--- START DATASET CONTENT ---

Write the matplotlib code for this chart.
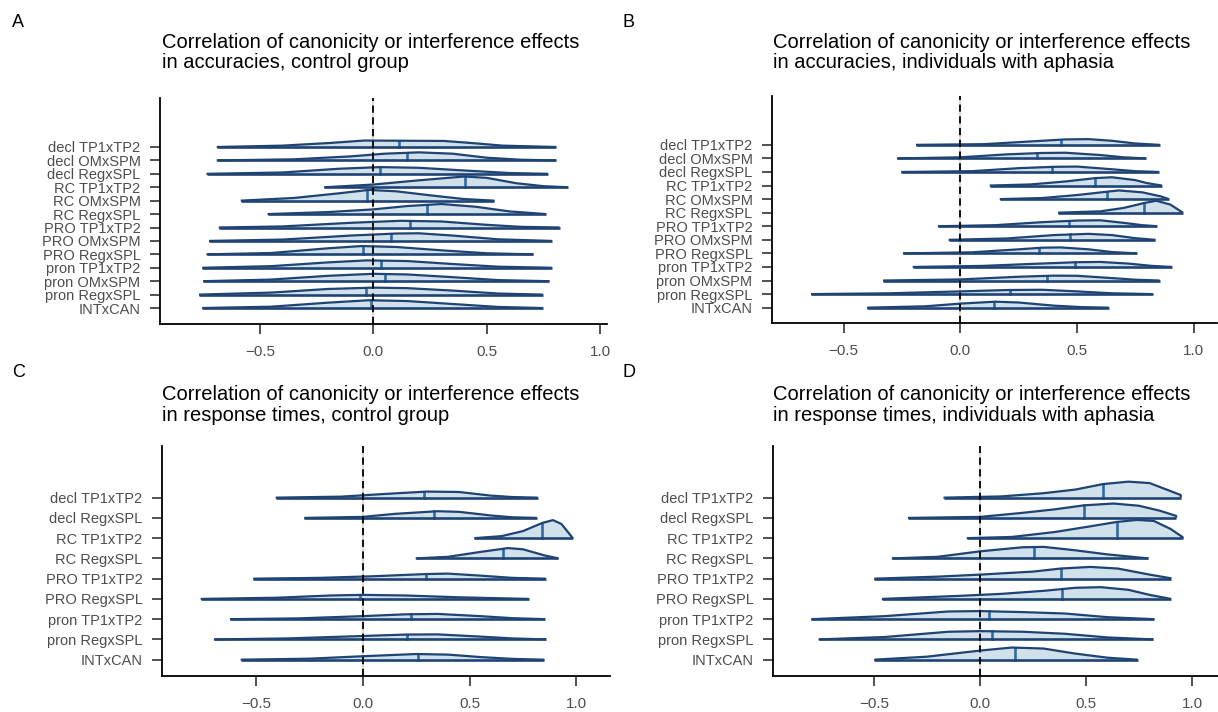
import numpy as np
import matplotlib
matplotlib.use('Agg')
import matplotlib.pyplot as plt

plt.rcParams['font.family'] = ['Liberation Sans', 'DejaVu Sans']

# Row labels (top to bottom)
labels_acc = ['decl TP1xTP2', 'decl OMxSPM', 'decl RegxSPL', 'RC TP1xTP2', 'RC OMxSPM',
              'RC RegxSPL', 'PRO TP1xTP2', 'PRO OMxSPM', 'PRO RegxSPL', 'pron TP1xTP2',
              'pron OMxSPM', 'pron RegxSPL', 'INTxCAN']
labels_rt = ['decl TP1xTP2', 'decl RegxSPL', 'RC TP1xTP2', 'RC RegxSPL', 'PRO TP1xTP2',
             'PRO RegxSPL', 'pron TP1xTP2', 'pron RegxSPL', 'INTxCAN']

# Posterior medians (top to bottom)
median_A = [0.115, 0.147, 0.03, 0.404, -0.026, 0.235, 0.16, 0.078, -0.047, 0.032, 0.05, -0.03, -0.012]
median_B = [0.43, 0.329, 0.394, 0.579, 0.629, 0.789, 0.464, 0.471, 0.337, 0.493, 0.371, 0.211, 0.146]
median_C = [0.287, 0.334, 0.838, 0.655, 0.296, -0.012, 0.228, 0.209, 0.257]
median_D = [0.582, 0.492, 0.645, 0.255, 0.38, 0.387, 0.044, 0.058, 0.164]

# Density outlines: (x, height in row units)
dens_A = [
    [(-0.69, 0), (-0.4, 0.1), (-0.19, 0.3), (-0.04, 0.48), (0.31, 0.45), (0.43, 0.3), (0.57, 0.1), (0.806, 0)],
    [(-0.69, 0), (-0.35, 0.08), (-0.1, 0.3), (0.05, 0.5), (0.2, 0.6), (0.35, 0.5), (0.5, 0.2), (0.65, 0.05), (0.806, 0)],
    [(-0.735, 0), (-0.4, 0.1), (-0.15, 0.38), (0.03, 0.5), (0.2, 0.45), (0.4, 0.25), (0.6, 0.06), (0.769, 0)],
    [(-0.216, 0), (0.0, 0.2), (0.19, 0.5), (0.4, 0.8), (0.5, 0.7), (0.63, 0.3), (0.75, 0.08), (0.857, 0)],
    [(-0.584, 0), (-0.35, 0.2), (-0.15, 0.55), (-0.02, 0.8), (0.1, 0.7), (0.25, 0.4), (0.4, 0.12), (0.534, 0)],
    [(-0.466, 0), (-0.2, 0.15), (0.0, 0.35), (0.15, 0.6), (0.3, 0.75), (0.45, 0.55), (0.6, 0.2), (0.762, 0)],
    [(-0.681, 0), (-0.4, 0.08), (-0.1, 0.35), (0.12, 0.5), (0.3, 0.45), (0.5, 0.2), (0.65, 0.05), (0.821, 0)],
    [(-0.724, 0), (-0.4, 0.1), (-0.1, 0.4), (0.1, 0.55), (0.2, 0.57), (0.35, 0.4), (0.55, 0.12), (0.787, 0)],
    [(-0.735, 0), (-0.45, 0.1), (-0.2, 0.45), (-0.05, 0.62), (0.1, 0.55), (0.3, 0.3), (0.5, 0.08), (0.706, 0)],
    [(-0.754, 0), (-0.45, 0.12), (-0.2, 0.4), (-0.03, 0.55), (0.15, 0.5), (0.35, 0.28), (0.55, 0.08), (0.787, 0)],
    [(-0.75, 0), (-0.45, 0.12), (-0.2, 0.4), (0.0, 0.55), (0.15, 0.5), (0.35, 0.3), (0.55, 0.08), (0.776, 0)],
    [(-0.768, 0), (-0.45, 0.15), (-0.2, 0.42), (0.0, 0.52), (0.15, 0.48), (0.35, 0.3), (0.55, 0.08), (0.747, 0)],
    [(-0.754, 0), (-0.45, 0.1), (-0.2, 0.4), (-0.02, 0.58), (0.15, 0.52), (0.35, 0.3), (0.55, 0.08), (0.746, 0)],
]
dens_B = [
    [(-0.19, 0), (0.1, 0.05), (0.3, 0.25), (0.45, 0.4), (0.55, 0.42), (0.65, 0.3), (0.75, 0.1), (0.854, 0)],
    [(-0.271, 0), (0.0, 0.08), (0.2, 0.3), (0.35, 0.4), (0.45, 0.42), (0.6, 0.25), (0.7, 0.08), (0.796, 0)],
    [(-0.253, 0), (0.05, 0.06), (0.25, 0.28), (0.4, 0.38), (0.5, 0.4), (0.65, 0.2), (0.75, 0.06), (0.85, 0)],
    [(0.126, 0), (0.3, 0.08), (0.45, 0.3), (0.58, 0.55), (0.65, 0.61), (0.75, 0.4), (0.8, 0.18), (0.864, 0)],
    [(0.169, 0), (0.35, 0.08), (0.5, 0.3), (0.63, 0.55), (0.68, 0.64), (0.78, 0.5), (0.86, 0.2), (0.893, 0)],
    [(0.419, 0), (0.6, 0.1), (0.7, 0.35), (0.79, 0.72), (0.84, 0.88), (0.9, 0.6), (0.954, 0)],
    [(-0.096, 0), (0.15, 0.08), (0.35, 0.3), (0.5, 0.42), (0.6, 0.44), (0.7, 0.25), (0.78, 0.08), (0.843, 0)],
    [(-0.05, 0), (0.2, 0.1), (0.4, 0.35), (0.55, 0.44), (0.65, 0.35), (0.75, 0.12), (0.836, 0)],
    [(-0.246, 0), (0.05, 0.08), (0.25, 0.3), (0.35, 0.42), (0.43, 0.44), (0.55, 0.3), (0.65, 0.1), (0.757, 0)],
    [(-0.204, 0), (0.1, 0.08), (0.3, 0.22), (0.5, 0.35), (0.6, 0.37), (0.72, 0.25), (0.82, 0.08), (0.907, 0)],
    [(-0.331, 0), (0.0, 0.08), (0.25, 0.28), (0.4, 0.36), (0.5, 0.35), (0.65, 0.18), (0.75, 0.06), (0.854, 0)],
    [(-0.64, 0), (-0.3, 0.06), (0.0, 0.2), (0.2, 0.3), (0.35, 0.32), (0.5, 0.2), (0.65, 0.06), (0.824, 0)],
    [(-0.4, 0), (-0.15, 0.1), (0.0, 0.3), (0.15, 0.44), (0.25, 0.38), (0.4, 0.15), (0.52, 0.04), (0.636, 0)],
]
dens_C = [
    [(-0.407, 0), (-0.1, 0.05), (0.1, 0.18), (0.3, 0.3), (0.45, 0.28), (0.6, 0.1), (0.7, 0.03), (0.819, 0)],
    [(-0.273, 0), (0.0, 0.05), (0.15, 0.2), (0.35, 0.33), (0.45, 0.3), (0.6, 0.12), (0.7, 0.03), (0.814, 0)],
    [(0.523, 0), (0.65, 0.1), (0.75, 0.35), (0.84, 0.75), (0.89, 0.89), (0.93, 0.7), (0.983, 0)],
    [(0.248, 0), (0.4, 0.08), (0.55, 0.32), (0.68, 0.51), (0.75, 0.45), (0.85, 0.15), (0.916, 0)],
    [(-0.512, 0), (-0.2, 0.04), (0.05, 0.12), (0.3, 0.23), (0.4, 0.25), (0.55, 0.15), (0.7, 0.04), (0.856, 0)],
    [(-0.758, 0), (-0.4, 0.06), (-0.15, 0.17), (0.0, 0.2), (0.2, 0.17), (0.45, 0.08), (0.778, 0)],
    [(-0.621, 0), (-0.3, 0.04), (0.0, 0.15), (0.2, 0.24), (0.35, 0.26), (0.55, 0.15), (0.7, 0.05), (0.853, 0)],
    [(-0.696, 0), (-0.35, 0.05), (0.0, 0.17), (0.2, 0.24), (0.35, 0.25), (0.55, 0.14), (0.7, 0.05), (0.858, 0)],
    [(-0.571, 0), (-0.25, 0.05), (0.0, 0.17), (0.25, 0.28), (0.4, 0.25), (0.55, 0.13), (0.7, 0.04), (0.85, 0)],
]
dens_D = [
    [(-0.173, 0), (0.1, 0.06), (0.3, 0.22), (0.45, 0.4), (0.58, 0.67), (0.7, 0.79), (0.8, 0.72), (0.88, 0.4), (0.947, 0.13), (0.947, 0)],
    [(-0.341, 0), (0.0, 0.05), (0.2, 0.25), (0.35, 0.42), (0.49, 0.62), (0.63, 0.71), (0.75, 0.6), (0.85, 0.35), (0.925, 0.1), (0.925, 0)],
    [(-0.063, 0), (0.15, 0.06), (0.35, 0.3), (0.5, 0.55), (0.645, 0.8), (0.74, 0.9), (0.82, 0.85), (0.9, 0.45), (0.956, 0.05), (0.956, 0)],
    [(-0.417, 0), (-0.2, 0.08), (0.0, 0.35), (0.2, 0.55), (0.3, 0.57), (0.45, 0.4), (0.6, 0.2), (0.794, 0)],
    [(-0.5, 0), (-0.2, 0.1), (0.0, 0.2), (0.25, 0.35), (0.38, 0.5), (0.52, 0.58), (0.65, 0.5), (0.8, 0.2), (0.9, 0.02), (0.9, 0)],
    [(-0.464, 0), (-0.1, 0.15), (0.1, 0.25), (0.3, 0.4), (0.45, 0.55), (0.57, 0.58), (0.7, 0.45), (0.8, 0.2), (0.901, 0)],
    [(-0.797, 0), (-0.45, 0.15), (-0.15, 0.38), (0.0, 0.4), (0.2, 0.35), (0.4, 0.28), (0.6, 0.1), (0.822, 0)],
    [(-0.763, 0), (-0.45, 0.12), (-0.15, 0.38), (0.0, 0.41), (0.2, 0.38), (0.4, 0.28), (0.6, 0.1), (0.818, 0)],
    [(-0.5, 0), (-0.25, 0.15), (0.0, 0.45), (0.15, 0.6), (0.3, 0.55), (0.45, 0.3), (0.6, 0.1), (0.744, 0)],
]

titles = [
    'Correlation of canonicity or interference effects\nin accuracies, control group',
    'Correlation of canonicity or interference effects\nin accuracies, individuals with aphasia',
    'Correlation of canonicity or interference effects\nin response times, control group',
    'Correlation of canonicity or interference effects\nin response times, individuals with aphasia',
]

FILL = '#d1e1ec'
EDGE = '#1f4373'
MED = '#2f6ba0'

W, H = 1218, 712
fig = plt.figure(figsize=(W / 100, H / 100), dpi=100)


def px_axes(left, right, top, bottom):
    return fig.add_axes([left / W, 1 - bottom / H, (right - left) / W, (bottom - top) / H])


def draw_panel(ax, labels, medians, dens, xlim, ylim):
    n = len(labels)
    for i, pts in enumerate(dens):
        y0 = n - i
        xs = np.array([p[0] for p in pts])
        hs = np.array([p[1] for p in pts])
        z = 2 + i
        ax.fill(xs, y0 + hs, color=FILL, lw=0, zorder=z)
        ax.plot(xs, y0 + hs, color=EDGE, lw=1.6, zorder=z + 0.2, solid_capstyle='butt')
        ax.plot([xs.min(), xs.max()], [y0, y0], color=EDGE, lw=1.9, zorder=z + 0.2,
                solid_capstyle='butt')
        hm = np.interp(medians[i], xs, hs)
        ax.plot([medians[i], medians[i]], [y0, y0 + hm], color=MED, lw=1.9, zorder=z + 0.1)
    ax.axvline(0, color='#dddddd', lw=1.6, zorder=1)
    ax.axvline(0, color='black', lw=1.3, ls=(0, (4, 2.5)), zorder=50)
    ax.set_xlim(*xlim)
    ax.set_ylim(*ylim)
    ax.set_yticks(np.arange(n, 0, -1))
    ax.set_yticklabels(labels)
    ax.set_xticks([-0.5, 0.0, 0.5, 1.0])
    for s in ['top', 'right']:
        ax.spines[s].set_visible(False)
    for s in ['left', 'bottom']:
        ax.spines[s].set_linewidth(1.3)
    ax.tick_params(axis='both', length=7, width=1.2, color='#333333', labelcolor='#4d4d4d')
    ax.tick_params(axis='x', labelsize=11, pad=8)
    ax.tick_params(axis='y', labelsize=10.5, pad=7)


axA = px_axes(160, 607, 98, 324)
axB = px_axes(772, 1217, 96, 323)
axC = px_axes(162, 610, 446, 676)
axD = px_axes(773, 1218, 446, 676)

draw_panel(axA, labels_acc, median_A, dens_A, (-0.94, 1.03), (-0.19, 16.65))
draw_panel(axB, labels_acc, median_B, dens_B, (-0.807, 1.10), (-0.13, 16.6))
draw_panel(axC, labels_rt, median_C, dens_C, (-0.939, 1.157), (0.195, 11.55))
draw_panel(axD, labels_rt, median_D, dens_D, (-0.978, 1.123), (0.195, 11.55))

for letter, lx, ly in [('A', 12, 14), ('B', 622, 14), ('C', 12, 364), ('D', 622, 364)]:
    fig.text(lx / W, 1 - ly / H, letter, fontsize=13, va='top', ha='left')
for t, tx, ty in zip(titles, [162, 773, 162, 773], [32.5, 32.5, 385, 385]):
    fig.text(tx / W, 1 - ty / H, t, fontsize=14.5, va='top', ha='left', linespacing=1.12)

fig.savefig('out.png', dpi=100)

--- END DATASET CONTENT ---

- **GIVEN REQUEST**
Copy out each line in the listing that has the word "matplotlib".

- **FINAL RESULT**
Write the matplotlib code for this chart.
import matplotlib
matplotlib.use('Agg')
import matplotlib.pyplot as plt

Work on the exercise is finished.